Named executive editor of The Augusta Chronicle in March 2009. Previously was executive editor of The Times in Shreveport, La., for five years and managing editor for four. Started professional career as a staff photographer with the Knoxville Journal in Knoxville, Tenn., in 1987. Worked in different roles at several newspapers on the East Coast. Recently elected to the Associated Press Managing Editors board of directors after efforts helping coordinate convention events and will serve as program chair for the 2010 convention.
 
Posted March 17, 2010 07:08 pm - Updated March 18, 2010 07:35 am

Every community needs a ‘Sting’

Only a year ago we were laughing and calling each other’s news story ideas ‘crazy’ just before my move to The Augusta Chronicle. She could handle deadline pain easier than most. I can't believe she is gone.

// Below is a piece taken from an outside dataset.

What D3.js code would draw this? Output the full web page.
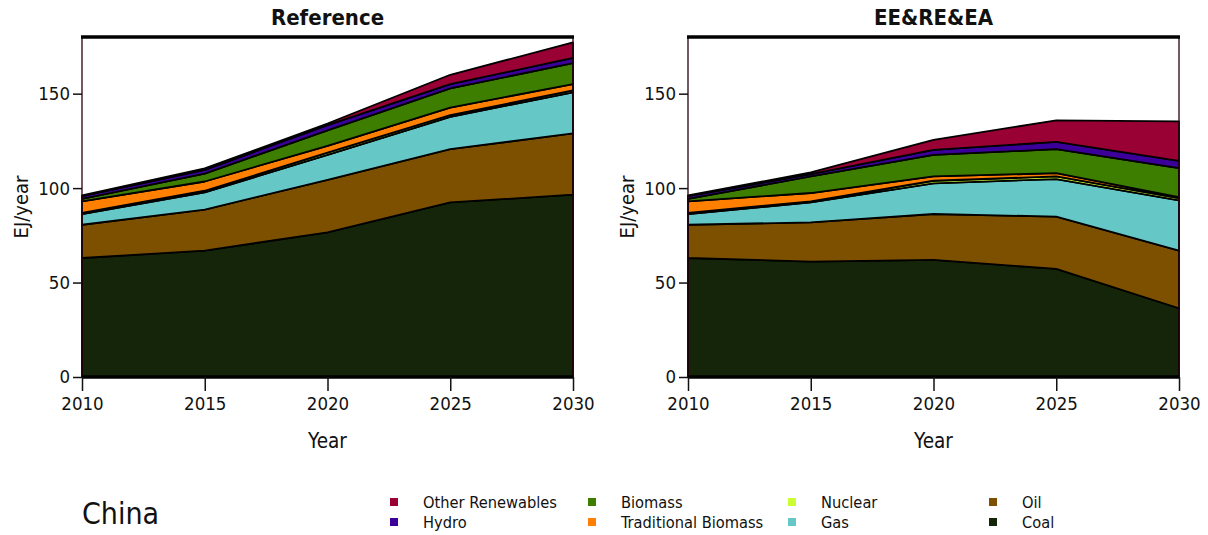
<!DOCTYPE html>
<html><head><meta charset="utf-8">
<script src="https://cdn.jsdelivr.net/npm/d3@7"></script>
<style>
body{margin:0;background:#fff;}
text{font-family:"DejaVu Sans Condensed","DejaVu Sans",sans-serif;font-stretch:condensed;fill:#111;}
</style></head><body>
<svg id="c" width="1208" height="535"></svg>
<script>
const years = [2010, 2015, 2020, 2025, 2030];
const seriesNames = ["Coal","Oil","Gas","Nuclear","Traditional Biomass","Biomass","Hydro","Other Renewables"];
const seriesColors = ["#15250a","#7d5000","#66c7c7","#ccff33","#ff8000","#3d7d00","#3a0099","#990033"];
const yTicks = [0, 50, 100, 150];
const xTicks = [2010, 2015, 2020, 2025, 2030];
const panelTitles = ["Reference", "EE&RE&EA"];

// Reference scenario (EJ/year), layer values per year
const refCoal    = [63.0, 66.9, 76.6, 92.4, 96.5];
const refOil     = [17.6, 21.7, 27.8, 28.2, 32.5];
const refGas     = [5.7, 9.1, 13.2, 17.1, 21.7];
const refNuclear = [0.6, 0.9, 1.2, 1.0, 1.0];
const refTradBio = [6.1, 4.9, 3.6, 3.9, 3.4];
const refBiomass = [1.3, 4.2, 8.2, 10.2, 11.1];
const refHydro   = [1.5, 2.0, 2.7, 2.2, 2.7];
const refOther   = [0.3, 0.7, 0.9, 5.0, 8.2];

// EE&RE&EA scenario
const eeCoal    = [63.0, 61.1, 62.0, 57.2, 36.4];
const eeOil     = [17.6, 20.8, 24.3, 27.7, 30.5];
const eeGas     = [5.7, 10.5, 16.2, 19.9, 26.6];
const eeNuclear = [0.6, 0.6, 1.4, 1.4, 1.2];
const eeTradBio = [6.1, 4.4, 2.3, 1.7, 0.5];
const eeBiomass = [1.3, 8.8, 11.4, 12.7, 15.4];
const eeHydro   = [1.5, 1.2, 2.6, 3.9, 3.8];
const eeOther   = [0.3, 0.9, 5.3, 11.4, 20.9];

const scenarios = [
  [refCoal, refOil, refGas, refNuclear, refTradBio, refBiomass, refHydro, refOther],
  [eeCoal, eeOil, eeGas, eeNuclear, eeTradBio, eeBiomass, eeHydro, eeOther]
];

const svg = d3.select("#c");
const panels = [{x0:82, x1:573}, {x0:688, x1:1179}];
const yTop = 37, yBot = 377;

panels.forEach((p, pi) => {
  const x = d3.scaleLinear().domain([2010, 2030]).range([p.x0, p.x1]);
  const y = d3.scaleLinear().domain([0, 180]).range([yBot, yTop]);
  const rows = years.map((yr, i) => {
    const r = {year: yr};
    seriesNames.forEach((s, si) => r[s] = scenarios[pi][si][i]);
    return r;
  });
  const stacked = d3.stack().keys(seriesNames)(rows);
  const area = d3.area().x(d => x(d.data.year)).y0(d => y(d[0])).y1(d => y(d[1]));
  const g = svg.append("g");
  g.selectAll("path.a").data(stacked).join("path")
    .attr("class","a")
    .attr("d", area)
    .attr("fill", (d, i) => seriesColors[i])
    .attr("stroke", "#000").attr("stroke-width", 1.8).attr("stroke-linejoin","round");

  // frame
  g.append("rect").attr("x", p.x0).attr("y", yTop).attr("width", p.x1 - p.x0).attr("height", yBot - yTop)
    .attr("fill","none").attr("stroke","#2a0010").attr("stroke-width",1.3);
  g.append("line").attr("x1", p.x0 - 1).attr("x2", p.x1 + 1).attr("y1", yTop).attr("y2", yTop)
    .attr("stroke","#000").attr("stroke-width",3.5);
  g.append("line").attr("x1", p.x0).attr("x2", p.x1).attr("y1", yBot).attr("y2", yBot)
    .attr("stroke","#000").attr("stroke-width",3.5);

  // y axis
  const ya = d3.axisLeft(y).tickValues(yTicks).tickSize(9).tickPadding(3).tickFormat(d3.format("d"));
  const yg = g.append("g").attr("transform", `translate(${p.x0},0)`).call(ya);
  yg.select(".domain").remove();
  yg.selectAll(".tick line").attr("stroke","#111").attr("stroke-width",1.5);
  yg.selectAll(".tick text").style("font-size","18.5px").attr("fill","#111");

  // x axis
  const xa = d3.axisBottom(x).tickValues(xTicks).tickSize(14).tickPadding(6).tickFormat(d3.format("d"));
  const xg = g.append("g").attr("transform", `translate(0,${yBot})`).call(xa);
  xg.select(".domain").remove();
  xg.selectAll(".tick line").attr("stroke","#111").attr("stroke-width",1.5);
  xg.selectAll(".tick text").style("font-size","18.5px").attr("fill","#111");

  // labels
  const cx = (p.x0 + p.x1) / 2;
  g.append("text").attr("x", cx).attr("y", 25).attr("text-anchor","middle")
    .style("font-size","22px").style("font-weight","bold").text(panelTitles[pi]);
  g.append("text").attr("x", cx).attr("y", 448).attr("text-anchor","middle")
    .style("font-size","20.5px").text("Year");
  g.append("text").attr("transform", `translate(${p.x0 - 54},${(yTop + yBot) / 2}) rotate(-90)`)
    .attr("text-anchor","middle").style("font-size","20px").text("EJ/year");
});

// region label
svg.append("text").attr("x", 82).attr("y", 524).style("font-size","30px").text("China");

// legend
const legendOrder = ["Other Renewables","Hydro","Biomass","Traditional Biomass","Nuclear","Gas","Oil","Coal"];
const colX = [394, 592, 792, 993];
const rowY = [502, 522];
legendOrder.forEach((name, i) => {
  const col = Math.floor(i / 2), row = i % 2;
  const ci = seriesNames.indexOf(name);
  const lg = svg.append("g");
  lg.append("rect").attr("x", colX[col] - 4).attr("y", rowY[row] - 4).attr("width", 8).attr("height", 8)
    .attr("fill", seriesColors[ci]);
  lg.append("text").attr("x", colX[col] + 29).attr("y", rowY[row] + 6)
    .style("font-size","16.3px").text(name);
});
</script>
</body></html>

Alisa Stingley, passionate public service editor and reporter for The Times, Shreveport, La., died when no one thought she would. She was recovering from back surgery when death struck its blow in the form of a pulmonary embolism. She was 53.

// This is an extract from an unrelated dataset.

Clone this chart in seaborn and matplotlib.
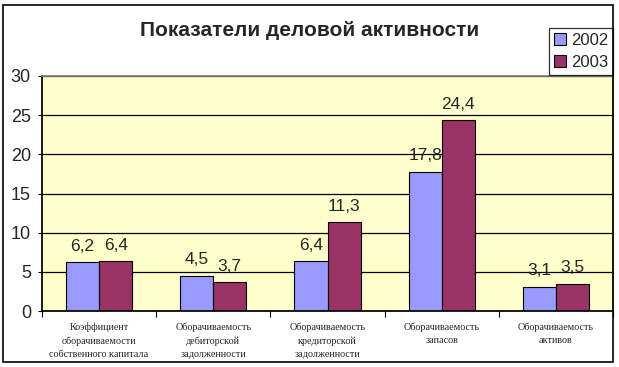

Every community needs journalists like "Sting", finding tax dollars being wasted, reflecting life and shining a light on the decent hardworking heroes. She did it all. I’m sure you can think of a few in Augusta that fit this bill.

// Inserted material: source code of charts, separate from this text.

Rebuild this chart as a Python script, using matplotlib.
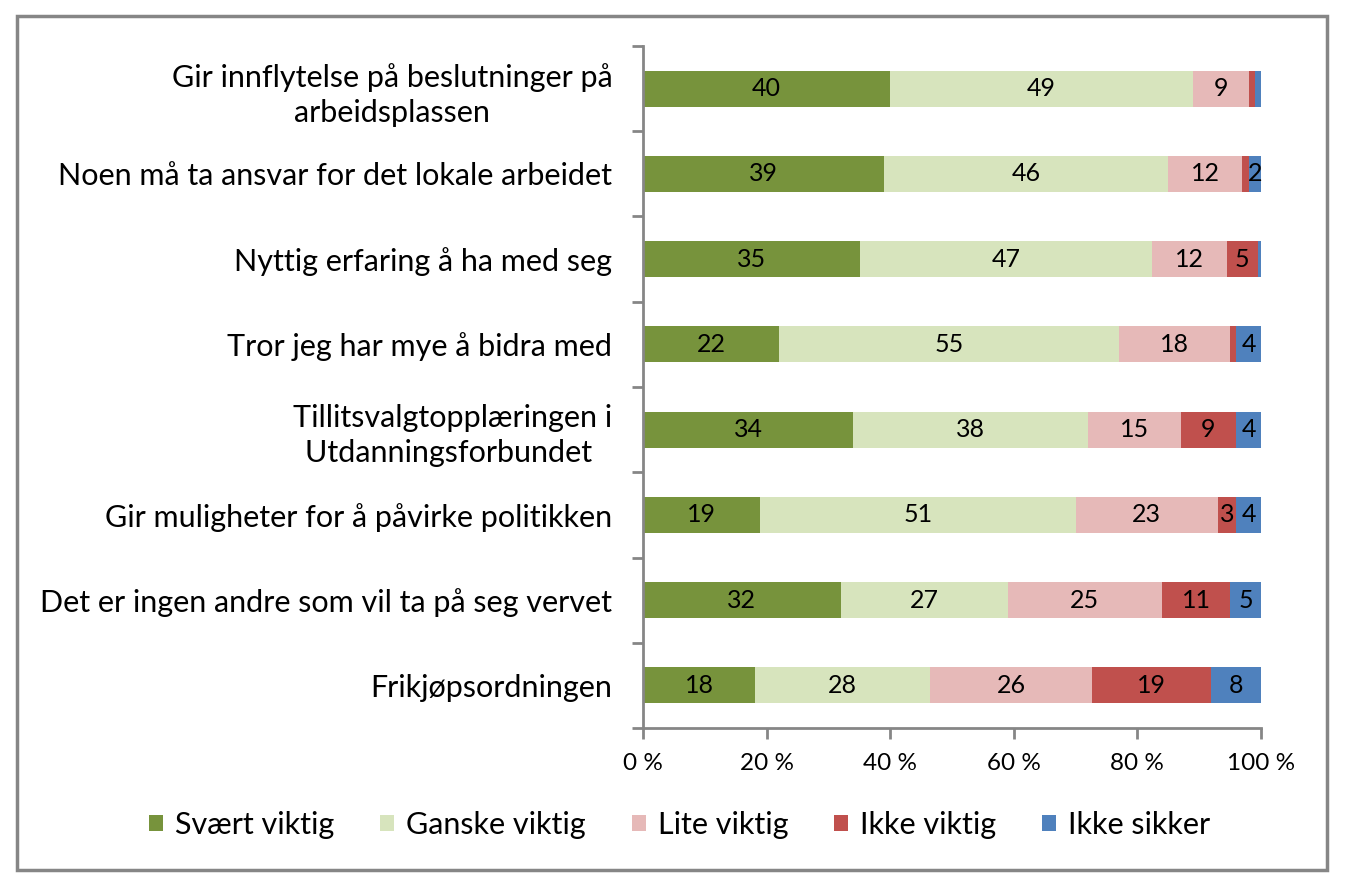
import matplotlib
matplotlib.use('Agg')
import numpy as np
import matplotlib.pyplot as plt
from matplotlib.patches import Rectangle

categories = [
    'Gir innflytelse på beslutninger på\narbeidsplassen',
    'Noen må ta ansvar for det lokale arbeidet',
    'Nyttig erfaring å ha med seg',
    'Tror jeg har mye å bidra med',
    'Tillitsvalgtopplæringen i\nUtdanningsforbundet ',
    'Gir muligheter for å påvirke politikken',
    'Det er ingen andre som vil ta på seg vervet',
    'Frikjøpsordningen',
]
series = ['Svært viktig', 'Ganske viktig', 'Lite viktig', 'Ikke viktig', 'Ikke sikker']
svaert = [40, 39, 35, 22, 34, 19, 32, 18]
ganske = [49, 46, 47, 55, 38, 51, 27, 28]
lite = [9, 12, 12, 18, 15, 23, 25, 26]
ikke_viktig = [1, 1, 5, 1, 9, 3, 11, 19]
ikke_sikker = [1, 2, 0.5, 4, 4, 4, 5, 8]
colors = ['#77933C', '#D7E4BD', '#E6B9B8', '#C0504D', '#4F81BD']

plt.rcParams['font.family'] = ['Lato', 'DejaVu Sans']

fig = plt.figure(figsize=(13.46, 8.75), dpi=100)
ax = fig.add_axes([643 / 1346, 1 - 728 / 875, (1261 - 643) / 1346, (728 - 46) / 875])

values = np.array([svaert, ganske, lite, ikke_viktig, ikke_sikker], dtype=float)
# 100 % stacked: each row scaled to its total
shares = values / values.sum(axis=0) * 100
y = np.arange(len(categories))
left = np.zeros(len(categories))
for name, vals, share, color in zip(series, values, shares, colors):
    bars = ax.barh(y, share, left=left, height=0.42, color=color, label=name)
    for b, v in zip(bars, vals):
        if v >= 2:
            ax.text(b.get_x() + b.get_width() / 2, b.get_y() + b.get_height() / 2, f'{v:.0f}',
                    ha='center', va='center', fontsize=18, color='black')
    left += share

ax.set_xlim(0, 100)
ax.set_ylim(len(categories) - 0.5, -0.5)
ax.set_xticks(np.arange(0, 101, 20))
ax.set_xticklabels([f'{t} %' for t in range(0, 101, 20)], fontsize=17.5)
ax.set_yticks(y)
ax.set_yticklabels(categories, fontsize=22, multialignment='center', linespacing=1.3)
ax.tick_params(axis='y', length=0, pad=22)
ax.set_yticks(np.arange(-0.5, len(categories), 1), minor=True)
ax.tick_params(axis='y', which='minor', length=8, color='#868686', width=2)
ax.tick_params(axis='x', length=8, color='#868686', width=2, pad=10)
for s in ['top', 'right']:
    ax.spines[s].set_visible(False)
for s in ['left', 'bottom']:
    ax.spines[s].set_color('#868686')
    ax.spines[s].set_linewidth(2)

fig.legend(loc='center', bbox_to_anchor=(0.505, 1 - 825 / 875), ncol=5, frameon=False,
           fontsize=22, handlelength=0.45, handleheight=0.45, handletextpad=0.4, columnspacing=1.5)

fig.patches.append(Rectangle((17 / 1346, 1 - 870 / 875), (1327 - 17) / 1346, (870 - 16) / 875,
                             transform=fig.transFigure, fill=False, edgecolor='#868686', linewidth=2.5))

fig.savefig('out.png', dpi=100)
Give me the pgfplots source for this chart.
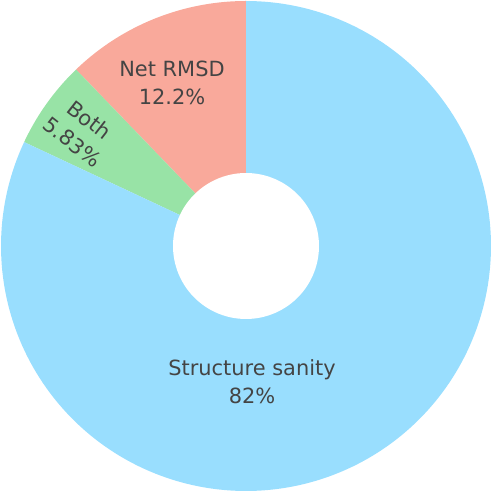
\documentclass[border=0pt]{standalone}
\usepackage{pgfplots}
\pgfplotsset{compat=1.18}
\usepackage{fontspec}
\setmainfont{DejaVu Sans}
\definecolor{cblue}{HTML}{99DEFE}
\definecolor{cgreen}{HTML}{98E3A6}
\definecolor{csalmon}{HTML}{F9A99B}
\definecolor{ctext}{HTML}{444444}
\begin{document}
\begin{tikzpicture}
\begin{axis}[
  scale only axis, width=492bp, height=494bp,
  xmin=-246, xmax=246, ymin=-248, ymax=246,
  hide axis, clip=false,
]
% values (percent): Net RMSD 12.2, Both 5.83, Structure sanity 82
% start at top (90 deg), going counterclockwise for Net RMSD and Both
\addplot[fill=csalmon, draw=none, domain=90:133.92, samples=60, variable=\t]
  ({245*cos(t)},{245*sin(t)}) -- (axis cs:0,0) -- cycle;
\addplot[fill=cgreen, draw=none, domain=133.92:154.908, samples=40, variable=\t]
  ({245*cos(t)},{245*sin(t)}) -- (axis cs:0,0) -- cycle;
\addplot[fill=cblue, draw=none, domain=154.908:450, samples=200, variable=\t]
  ({245*cos(t)},{245*sin(t)}) -- (axis cs:0,0) -- cycle;
\addplot[fill=white, draw=none, domain=0:360, samples=120, variable=\t]
  ({73*cos(t)},{73*sin(t)}) -- cycle;
\draw[draw=none] (axis cs:-246,-248) rectangle (axis cs:246,246);
\node[text=ctext, align=center, inner sep=0pt, font=\fontsize{21}{28}\selectfont] at (axis cs:-74,163) {Net RMSD\\12.2\%};
\node[text=ctext, align=center, inner sep=0pt, rotate=-38, font=\fontsize{21}{28}\selectfont] at (axis cs:-165,115) {Both\\5.83\%};
\node[text=ctext, align=center, inner sep=0pt, font=\fontsize{21}{28}\selectfont] at (axis cs:6,-136) {Structure sanity\\82\%};
\end{axis}
\end{tikzpicture}
\end{document}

I remember her standing in The Times newsroom during shuttle Columbia disaster coverage in 2003. She was among the first to respond and knew just what to do. Her leadership as a reporter, self-driven to tell great stories, stood out. She was an easy pick as a local news editor and public service editor there.

Alisa was always ready to fight the good fight for public records and to report wrongdoing. It made her ill to be out ill. Her passion for getting exclusives and producing news was inspiring.